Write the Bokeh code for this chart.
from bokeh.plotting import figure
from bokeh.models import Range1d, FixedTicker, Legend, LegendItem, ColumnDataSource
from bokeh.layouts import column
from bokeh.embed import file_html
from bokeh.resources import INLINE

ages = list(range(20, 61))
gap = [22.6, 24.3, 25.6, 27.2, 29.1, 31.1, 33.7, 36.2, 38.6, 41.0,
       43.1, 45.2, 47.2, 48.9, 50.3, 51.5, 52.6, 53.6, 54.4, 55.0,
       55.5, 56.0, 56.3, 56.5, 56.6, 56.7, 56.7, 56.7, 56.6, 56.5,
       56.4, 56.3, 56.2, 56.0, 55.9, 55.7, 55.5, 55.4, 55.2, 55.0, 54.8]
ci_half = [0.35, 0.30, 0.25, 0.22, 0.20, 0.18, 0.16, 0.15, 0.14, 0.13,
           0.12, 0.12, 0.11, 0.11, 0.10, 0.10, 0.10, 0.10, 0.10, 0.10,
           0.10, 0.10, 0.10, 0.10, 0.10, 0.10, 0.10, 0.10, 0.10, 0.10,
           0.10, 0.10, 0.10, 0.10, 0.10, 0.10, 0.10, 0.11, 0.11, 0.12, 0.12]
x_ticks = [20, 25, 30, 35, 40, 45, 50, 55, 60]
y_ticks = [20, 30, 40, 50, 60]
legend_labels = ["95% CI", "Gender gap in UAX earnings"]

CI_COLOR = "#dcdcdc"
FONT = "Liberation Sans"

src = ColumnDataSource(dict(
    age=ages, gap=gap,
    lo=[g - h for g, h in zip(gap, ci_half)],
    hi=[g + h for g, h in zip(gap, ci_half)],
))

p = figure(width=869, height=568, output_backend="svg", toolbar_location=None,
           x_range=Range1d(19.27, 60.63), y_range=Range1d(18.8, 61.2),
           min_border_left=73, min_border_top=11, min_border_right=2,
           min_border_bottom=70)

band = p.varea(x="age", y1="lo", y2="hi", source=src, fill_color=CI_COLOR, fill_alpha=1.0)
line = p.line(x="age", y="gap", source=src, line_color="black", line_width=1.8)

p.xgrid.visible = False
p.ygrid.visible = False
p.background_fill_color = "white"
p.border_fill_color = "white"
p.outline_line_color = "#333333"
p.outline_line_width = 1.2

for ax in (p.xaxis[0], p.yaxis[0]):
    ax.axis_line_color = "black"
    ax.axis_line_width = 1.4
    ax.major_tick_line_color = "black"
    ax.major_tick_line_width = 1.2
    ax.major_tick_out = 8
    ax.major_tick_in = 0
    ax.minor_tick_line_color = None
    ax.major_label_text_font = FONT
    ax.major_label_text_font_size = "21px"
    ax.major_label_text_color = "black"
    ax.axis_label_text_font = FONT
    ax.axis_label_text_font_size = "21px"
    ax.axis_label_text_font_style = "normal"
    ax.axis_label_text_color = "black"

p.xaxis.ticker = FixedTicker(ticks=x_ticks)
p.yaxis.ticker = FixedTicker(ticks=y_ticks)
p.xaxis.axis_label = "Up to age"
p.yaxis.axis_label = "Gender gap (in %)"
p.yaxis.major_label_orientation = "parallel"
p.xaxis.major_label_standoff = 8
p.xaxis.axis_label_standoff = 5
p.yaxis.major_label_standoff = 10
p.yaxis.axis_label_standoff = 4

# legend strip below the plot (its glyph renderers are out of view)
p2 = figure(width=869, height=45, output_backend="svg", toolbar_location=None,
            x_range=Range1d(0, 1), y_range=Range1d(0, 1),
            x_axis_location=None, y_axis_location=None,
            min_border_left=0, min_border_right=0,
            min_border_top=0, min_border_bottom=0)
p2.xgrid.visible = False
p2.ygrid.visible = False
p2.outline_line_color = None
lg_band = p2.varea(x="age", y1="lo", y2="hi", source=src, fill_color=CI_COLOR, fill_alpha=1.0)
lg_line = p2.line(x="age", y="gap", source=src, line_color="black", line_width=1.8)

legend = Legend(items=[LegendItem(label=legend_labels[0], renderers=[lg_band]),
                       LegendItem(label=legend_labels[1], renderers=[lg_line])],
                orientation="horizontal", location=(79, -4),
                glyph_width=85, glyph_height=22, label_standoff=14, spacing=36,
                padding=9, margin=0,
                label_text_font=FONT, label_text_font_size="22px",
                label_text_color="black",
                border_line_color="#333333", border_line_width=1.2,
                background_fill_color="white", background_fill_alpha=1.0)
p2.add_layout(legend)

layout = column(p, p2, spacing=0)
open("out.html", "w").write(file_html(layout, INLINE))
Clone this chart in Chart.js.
***
> **Task prompt**
Write the material out again in its entirety, exactly as shown.

> **Worked answer**
Write the Bokeh code for this chart.
from bokeh.plotting import figure
from bokeh.models import Range1d, FixedTicker, Legend, LegendItem, ColumnDataSource
from bokeh.layouts import column
from bokeh.embed import file_html
from bokeh.resources import INLINE

ages = list(range(20, 61))
gap = [22.6, 24.3, 25.6, 27.2, 29.1, 31.1, 33.7, 36.2, 38.6, 41.0,
       43.1, 45.2, 47.2, 48.9, 50.3, 51.5, 52.6, 53.6, 54.4, 55.0,
       55.5, 56.0, 56.3, 56.5, 56.6, 56.7, 56.7, 56.7, 56.6, 56.5,
       56.4, 56.3, 56.2, 56.0, 55.9, 55.7, 55.5, 55.4, 55.2, 55.0, 54.8]
ci_half = [0.35, 0.30, 0.25, 0.22, 0.20, 0.18, 0.16, 0.15, 0.14, 0.13,
           0.12, 0.12, 0.11, 0.11, 0.10, 0.10, 0.10, 0.10, 0.10, 0.10,
           0.10, 0.10, 0.10, 0.10, 0.10, 0.10, 0.10, 0.10, 0.10, 0.10,
           0.10, 0.10, 0.10, 0.10, 0.10, 0.10, 0.10, 0.11, 0.11, 0.12, 0.12]
x_ticks = [20, 25, 30, 35, 40, 45, 50, 55, 60]
y_ticks = [20, 30, 40, 50, 60]
legend_labels = ["95% CI", "Gender gap in UAX earnings"]

CI_COLOR = "#dcdcdc"
FONT = "Liberation Sans"

src = ColumnDataSource(dict(
    age=ages, gap=gap,
    lo=[g - h for g, h in zip(gap, ci_half)],
    hi=[g + h for g, h in zip(gap, ci_half)],
))

p = figure(width=869, height=568, output_backend="svg", toolbar_location=None,
           x_range=Range1d(19.27, 60.63), y_range=Range1d(18.8, 61.2),
           min_border_left=73, min_border_top=11, min_border_right=2,
           min_border_bottom=70)

band = p.varea(x="age", y1="lo", y2="hi", source=src, fill_color=CI_COLOR, fill_alpha=1.0)
line = p.line(x="age", y="gap", source=src, line_color="black", line_width=1.8)

p.xgrid.visible = False
p.ygrid.visible = False
p.background_fill_color = "white"
p.border_fill_color = "white"
p.outline_line_color = "#333333"
p.outline_line_width = 1.2

for ax in (p.xaxis[0], p.yaxis[0]):
    ax.axis_line_color = "black"
    ax.axis_line_width = 1.4
    ax.major_tick_line_color = "black"
    ax.major_tick_line_width = 1.2
    ax.major_tick_out = 8
    ax.major_tick_in = 0
    ax.minor_tick_line_color = None
    ax.major_label_text_font = FONT
    ax.major_label_text_font_size = "21px"
    ax.major_label_text_color = "black"
    ax.axis_label_text_font = FONT
    ax.axis_label_text_font_size = "21px"
    ax.axis_label_text_font_style = "normal"
    ax.axis_label_text_color = "black"

p.xaxis.ticker = FixedTicker(ticks=x_ticks)
p.yaxis.ticker = FixedTicker(ticks=y_ticks)
p.xaxis.axis_label = "Up to age"
p.yaxis.axis_label = "Gender gap (in %)"
p.yaxis.major_label_orientation = "parallel"
p.xaxis.major_label_standoff = 8
p.xaxis.axis_label_standoff = 5
p.yaxis.major_label_standoff = 10
p.yaxis.axis_label_standoff = 4

# legend strip below the plot (its glyph renderers are out of view)
p2 = figure(width=869, height=45, output_backend="svg", toolbar_location=None,
            x_range=Range1d(0, 1), y_range=Range1d(0, 1),
            x_axis_location=None, y_axis_location=None,
            min_border_left=0, min_border_right=0,
            min_border_top=0, min_border_bottom=0)
p2.xgrid.visible = False
p2.ygrid.visible = False
p2.outline_line_color = None
lg_band = p2.varea(x="age", y1="lo", y2="hi", source=src, fill_color=CI_COLOR, fill_alpha=1.0)
lg_line = p2.line(x="age", y="gap", source=src, line_color="black", line_width=1.8)

legend = Legend(items=[LegendItem(label=legend_labels[0], renderers=[lg_band]),
                       LegendItem(label=legend_labels[1], renderers=[lg_line])],
                orientation="horizontal", location=(79, -4),
                glyph_width=85, glyph_height=22, label_standoff=14, spacing=36,
                padding=9, margin=0,
                label_text_font=FONT, label_text_font_size="22px",
                label_text_color="black",
                border_line_color="#333333", border_line_width=1.2,
                background_fill_color="white", background_fill_alpha=1.0)
p2.add_layout(legend)

layout = column(p, p2, spacing=0)
open("out.html", "w").write(file_html(layout, INLINE))
Clone this chart in Chart.js.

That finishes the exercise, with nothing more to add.